◆ **MATERIAL FOR THIS TASK**:
===
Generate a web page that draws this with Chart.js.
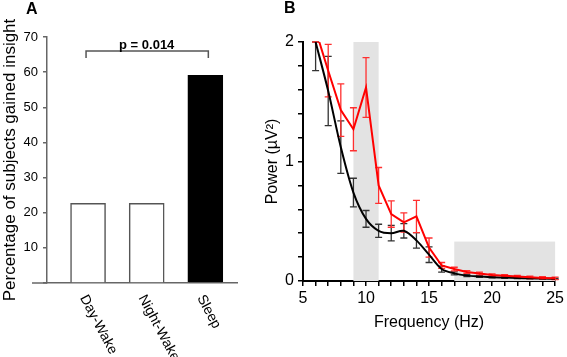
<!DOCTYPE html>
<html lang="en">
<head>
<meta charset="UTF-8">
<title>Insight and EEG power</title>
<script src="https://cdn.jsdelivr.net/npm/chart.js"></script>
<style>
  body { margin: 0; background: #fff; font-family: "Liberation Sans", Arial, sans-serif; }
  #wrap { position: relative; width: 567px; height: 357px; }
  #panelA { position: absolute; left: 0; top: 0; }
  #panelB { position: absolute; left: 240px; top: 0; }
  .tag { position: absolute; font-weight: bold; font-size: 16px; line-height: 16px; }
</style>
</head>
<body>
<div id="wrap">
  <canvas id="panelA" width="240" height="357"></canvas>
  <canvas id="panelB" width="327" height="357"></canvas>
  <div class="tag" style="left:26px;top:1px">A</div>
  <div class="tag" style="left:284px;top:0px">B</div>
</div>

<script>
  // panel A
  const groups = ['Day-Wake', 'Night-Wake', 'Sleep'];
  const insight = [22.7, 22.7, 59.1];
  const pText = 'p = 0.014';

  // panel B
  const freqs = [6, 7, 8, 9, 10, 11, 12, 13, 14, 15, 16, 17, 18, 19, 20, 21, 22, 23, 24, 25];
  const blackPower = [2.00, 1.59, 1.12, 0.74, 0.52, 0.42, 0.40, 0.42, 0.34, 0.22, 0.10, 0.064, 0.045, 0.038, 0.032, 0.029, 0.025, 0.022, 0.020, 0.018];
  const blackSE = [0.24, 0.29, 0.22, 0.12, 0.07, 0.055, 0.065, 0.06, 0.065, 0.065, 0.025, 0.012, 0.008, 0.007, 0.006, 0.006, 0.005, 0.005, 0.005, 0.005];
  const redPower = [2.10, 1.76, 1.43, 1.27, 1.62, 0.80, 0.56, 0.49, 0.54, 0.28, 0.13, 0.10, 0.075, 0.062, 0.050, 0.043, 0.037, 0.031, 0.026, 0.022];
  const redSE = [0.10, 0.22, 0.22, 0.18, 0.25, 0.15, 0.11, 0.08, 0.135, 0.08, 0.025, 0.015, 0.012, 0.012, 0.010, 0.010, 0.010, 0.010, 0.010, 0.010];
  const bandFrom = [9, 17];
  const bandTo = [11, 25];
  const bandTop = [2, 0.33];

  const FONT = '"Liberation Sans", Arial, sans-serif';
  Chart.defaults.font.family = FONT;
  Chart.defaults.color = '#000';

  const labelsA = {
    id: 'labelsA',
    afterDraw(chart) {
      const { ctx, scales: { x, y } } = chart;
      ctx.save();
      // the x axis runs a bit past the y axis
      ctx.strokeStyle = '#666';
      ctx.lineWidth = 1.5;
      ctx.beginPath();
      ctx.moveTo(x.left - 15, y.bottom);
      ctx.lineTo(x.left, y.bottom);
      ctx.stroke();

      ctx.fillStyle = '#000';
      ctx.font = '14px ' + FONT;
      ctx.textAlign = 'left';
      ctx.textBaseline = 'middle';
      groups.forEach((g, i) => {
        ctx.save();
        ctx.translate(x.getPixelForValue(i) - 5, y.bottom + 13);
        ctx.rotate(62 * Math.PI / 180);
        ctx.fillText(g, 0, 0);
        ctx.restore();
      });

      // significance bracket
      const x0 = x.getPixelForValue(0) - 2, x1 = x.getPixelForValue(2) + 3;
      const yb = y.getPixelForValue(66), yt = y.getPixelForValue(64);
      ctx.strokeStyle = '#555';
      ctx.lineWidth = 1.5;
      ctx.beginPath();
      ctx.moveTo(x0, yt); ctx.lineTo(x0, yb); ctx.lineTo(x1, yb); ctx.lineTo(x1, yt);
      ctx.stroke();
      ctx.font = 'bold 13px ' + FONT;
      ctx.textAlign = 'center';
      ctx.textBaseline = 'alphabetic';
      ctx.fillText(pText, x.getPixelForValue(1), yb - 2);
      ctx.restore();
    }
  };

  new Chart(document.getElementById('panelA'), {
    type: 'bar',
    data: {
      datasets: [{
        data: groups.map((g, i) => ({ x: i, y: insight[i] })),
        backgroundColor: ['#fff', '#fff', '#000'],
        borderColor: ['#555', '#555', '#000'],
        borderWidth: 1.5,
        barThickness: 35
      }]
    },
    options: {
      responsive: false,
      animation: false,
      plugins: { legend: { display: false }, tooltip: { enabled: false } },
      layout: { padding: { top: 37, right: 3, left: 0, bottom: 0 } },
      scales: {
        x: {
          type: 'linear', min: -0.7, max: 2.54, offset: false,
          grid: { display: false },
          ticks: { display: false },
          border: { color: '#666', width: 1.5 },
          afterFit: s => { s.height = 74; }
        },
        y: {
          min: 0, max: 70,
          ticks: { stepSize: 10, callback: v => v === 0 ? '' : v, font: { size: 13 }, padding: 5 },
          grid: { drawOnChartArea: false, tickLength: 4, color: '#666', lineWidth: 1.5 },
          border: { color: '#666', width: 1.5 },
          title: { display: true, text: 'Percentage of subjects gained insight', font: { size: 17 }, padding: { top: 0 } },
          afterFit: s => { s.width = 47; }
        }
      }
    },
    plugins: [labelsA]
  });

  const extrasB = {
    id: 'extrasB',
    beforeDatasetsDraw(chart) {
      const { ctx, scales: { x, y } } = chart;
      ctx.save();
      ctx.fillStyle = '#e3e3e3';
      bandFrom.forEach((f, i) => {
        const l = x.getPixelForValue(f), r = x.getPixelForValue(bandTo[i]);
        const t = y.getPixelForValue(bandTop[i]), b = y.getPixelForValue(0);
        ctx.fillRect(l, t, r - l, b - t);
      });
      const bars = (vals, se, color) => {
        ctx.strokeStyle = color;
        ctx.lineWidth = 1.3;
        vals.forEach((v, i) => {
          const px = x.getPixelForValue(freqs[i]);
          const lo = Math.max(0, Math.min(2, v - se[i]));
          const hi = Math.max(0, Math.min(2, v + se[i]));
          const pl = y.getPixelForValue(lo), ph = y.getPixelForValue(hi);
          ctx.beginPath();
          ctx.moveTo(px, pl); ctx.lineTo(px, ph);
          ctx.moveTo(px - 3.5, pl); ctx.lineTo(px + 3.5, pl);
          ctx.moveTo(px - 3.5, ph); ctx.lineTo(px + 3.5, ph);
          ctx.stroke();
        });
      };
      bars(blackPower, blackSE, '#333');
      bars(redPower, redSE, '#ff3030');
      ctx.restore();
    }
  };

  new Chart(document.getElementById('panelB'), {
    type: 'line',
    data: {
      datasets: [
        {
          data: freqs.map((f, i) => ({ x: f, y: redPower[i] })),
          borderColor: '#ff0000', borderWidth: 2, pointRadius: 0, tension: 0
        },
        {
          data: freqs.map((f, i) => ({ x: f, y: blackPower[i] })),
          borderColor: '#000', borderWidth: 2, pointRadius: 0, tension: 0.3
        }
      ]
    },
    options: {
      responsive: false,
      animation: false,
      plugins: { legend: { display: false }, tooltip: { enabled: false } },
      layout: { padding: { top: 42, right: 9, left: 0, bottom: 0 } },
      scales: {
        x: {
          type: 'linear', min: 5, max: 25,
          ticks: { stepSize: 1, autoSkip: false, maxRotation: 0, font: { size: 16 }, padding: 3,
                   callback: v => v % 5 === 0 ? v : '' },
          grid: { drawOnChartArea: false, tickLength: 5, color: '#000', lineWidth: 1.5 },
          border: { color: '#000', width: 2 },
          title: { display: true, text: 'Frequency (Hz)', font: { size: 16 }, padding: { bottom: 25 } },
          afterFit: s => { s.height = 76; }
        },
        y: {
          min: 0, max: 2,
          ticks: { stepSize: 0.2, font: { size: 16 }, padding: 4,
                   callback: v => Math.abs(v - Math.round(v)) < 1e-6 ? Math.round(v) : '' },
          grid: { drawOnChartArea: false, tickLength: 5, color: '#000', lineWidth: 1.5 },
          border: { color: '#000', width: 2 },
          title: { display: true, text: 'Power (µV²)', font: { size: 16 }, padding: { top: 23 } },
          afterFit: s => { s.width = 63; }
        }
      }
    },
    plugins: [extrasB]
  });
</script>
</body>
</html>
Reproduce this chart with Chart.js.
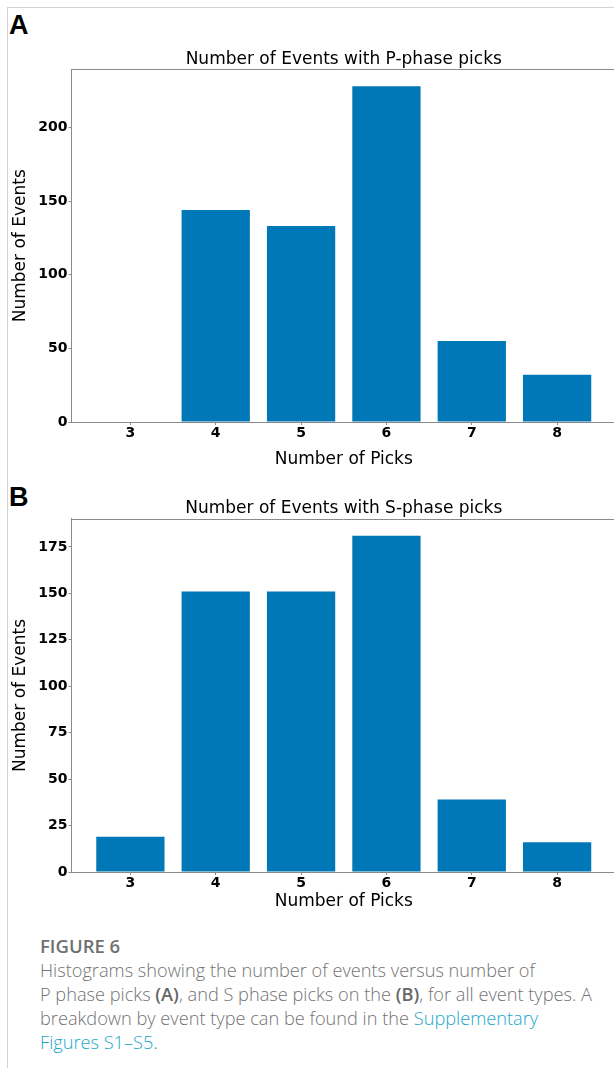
===
◆ **REQUIRED WORK**:
From the first line of the listing above, repeat every line through the one holding "Chart.defaults.color = '#000';". Both ends count, and pictures stay out.

◆ **FULL RESPONSE**:
Generate a web page that draws this with Chart.js.
<!DOCTYPE html>
<html lang="en">
<head>
<meta charset="UTF-8">
<title>Insight and EEG power</title>
<script src="https://cdn.jsdelivr.net/npm/chart.js"></script>
<style>
  body { margin: 0; background: #fff; font-family: "Liberation Sans", Arial, sans-serif; }
  #wrap { position: relative; width: 567px; height: 357px; }
  #panelA { position: absolute; left: 0; top: 0; }
  #panelB { position: absolute; left: 240px; top: 0; }
  .tag { position: absolute; font-weight: bold; font-size: 16px; line-height: 16px; }
</style>
</head>
<body>
<div id="wrap">
  <canvas id="panelA" width="240" height="357"></canvas>
  <canvas id="panelB" width="327" height="357"></canvas>
  <div class="tag" style="left:26px;top:1px">A</div>
  <div class="tag" style="left:284px;top:0px">B</div>
</div>

<script>
  // panel A
  const groups = ['Day-Wake', 'Night-Wake', 'Sleep'];
  const insight = [22.7, 22.7, 59.1];
  const pText = 'p = 0.014';

  // panel B
  const freqs = [6, 7, 8, 9, 10, 11, 12, 13, 14, 15, 16, 17, 18, 19, 20, 21, 22, 23, 24, 25];
  const blackPower = [2.00, 1.59, 1.12, 0.74, 0.52, 0.42, 0.40, 0.42, 0.34, 0.22, 0.10, 0.064, 0.045, 0.038, 0.032, 0.029, 0.025, 0.022, 0.020, 0.018];
  const blackSE = [0.24, 0.29, 0.22, 0.12, 0.07, 0.055, 0.065, 0.06, 0.065, 0.065, 0.025, 0.012, 0.008, 0.007, 0.006, 0.006, 0.005, 0.005, 0.005, 0.005];
  const redPower = [2.10, 1.76, 1.43, 1.27, 1.62, 0.80, 0.56, 0.49, 0.54, 0.28, 0.13, 0.10, 0.075, 0.062, 0.050, 0.043, 0.037, 0.031, 0.026, 0.022];
  const redSE = [0.10, 0.22, 0.22, 0.18, 0.25, 0.15, 0.11, 0.08, 0.135, 0.08, 0.025, 0.015, 0.012, 0.012, 0.010, 0.010, 0.010, 0.010, 0.010, 0.010];
  const bandFrom = [9, 17];
  const bandTo = [11, 25];
  const bandTop = [2, 0.33];

  const FONT = '"Liberation Sans", Arial, sans-serif';
  Chart.defaults.font.family = FONT;
  Chart.defaults.color = '#000';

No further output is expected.